Paul Saunders FCIB TEP

Independent Trust Consultant

Providing support and advice to fellow professionals

Apologies to Paul and all. My intention was to indeed to positively assert that the general rule is unanimity as regards the exercise of trustee powers so that if LT and R are the two trustees a power of sale of a trust property occupied by LT could effectively be vetoed by R. However the power, being conferred on a trustee as trustee, is a fiduciary power. A trustee is not entirely free to exercise it as he wishes or indeed to decide not to exercise it.

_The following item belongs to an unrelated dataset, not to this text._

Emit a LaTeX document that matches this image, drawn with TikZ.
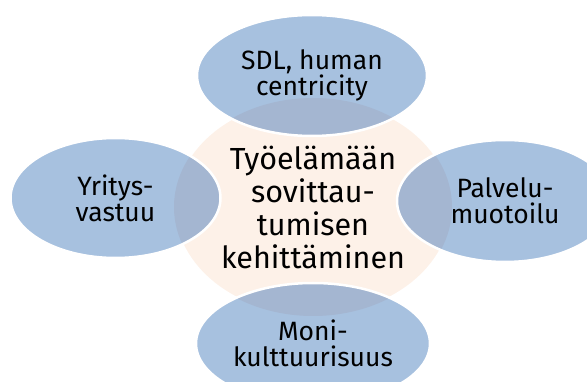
\documentclass[tikz,border=0pt]{standalone}
\usepackage{fontspec}
\setmainfont{Fira Sans}
\usetikzlibrary{shapes.geometric}
\definecolor{petalblue}{HTML}{A7C1DF}
\definecolor{petalover}{HTML}{A4B6D1}
\definecolor{hubpeach}{HTML}{FDF1E8}
\begin{document}
\begin{tikzpicture}[x=1pt,y=-1pt,
  hubshape/.style={ellipse, fill=hubpeach, draw=white, line width=2.5pt,
    inner sep=0pt, align=center, font=\fontsize{30.5}{33}\selectfont},
  % satellite ellipses: darker where they lie over the hub, white rim on top
  petal/.style={ellipse, fill=petalblue, inner sep=0pt, align=center,
    font=\fontsize{26.5}{26}\selectfont,
    path picture={\fill[petalover] (core.center) ellipse [x radius=139pt, y radius=109pt];},
    postaction={draw=white, line width=2.5pt}},
]
\useasboundingbox (0,0) rectangle (587,382);
\fill[white] (0,0) rectangle (587,382);

\node[hubshape, minimum width=278pt, minimum height=218pt] (core) at (313,207)
  {Työelämään\\sovittau-\\tumisen\\kehittäminen};

\node[petal, minimum width=230pt, minimum height=121pt,
  font=\fontsize{26.5}{23}\selectfont] (sdl) at (312,75.5)
  {SDL, human\\centricity};
\node[petal, minimum width=210pt, minimum height=120pt] (yritys) at (115.5,198)
  {Yritys-\\vastuu};
\node[petal, minimum width=216pt, minimum height=122pt] (palvelu) at (505,201)
  {Palvelu-\\muotoilu};
\node[petal, minimum width=234pt, minimum height=121pt] (moni) at (313,343.5)
  {Moni-\\kulttuurisuus};
\end{tikzpicture}
\end{document}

A trustee must properly consider whether to exercise even an administrative power and if relevant must do so periodically. A trustee must not act capriciously. There is much established learning on this e.g.some 70 pages in Thomas on Powers. It is true that the Court is much more likely to intervene as regards an actual exercise than a refusal or simple failure to exercise. Thomas warns that where the relevant power is"coupled with a trust or duty (or cases of “mixed trust and power”) [the Court] will enforce the proper and timely exercise of that trust or power and might do so by removing the trustee who refused to join in". A court might be prepared to discern from a given trust document and contextual circumstances (e.g. the LT is the surviving spouse and the property was the matrimonial home, even in the absence of more explicit provisions or factors like a letter of wishes) that the power of disposal etc of the property shaded into a mixed trust and power. Where beneficiaries of a trust have different interests a trustee “ought to treat them fairly (or impartially, or with an even hand)”. R as trustee in considering the exercise must not do so to the total exclusion of the reasonable interests of LT. So the veto would not be impregnable, although it might prove a significant obstacle as the case law as to non-exercise or refusal is far from clear.

On the other hand a non-fiduciary power of consent vested in R (if he is not also a trustee) which he refuses to give is entirely beyond the intervention of the Court.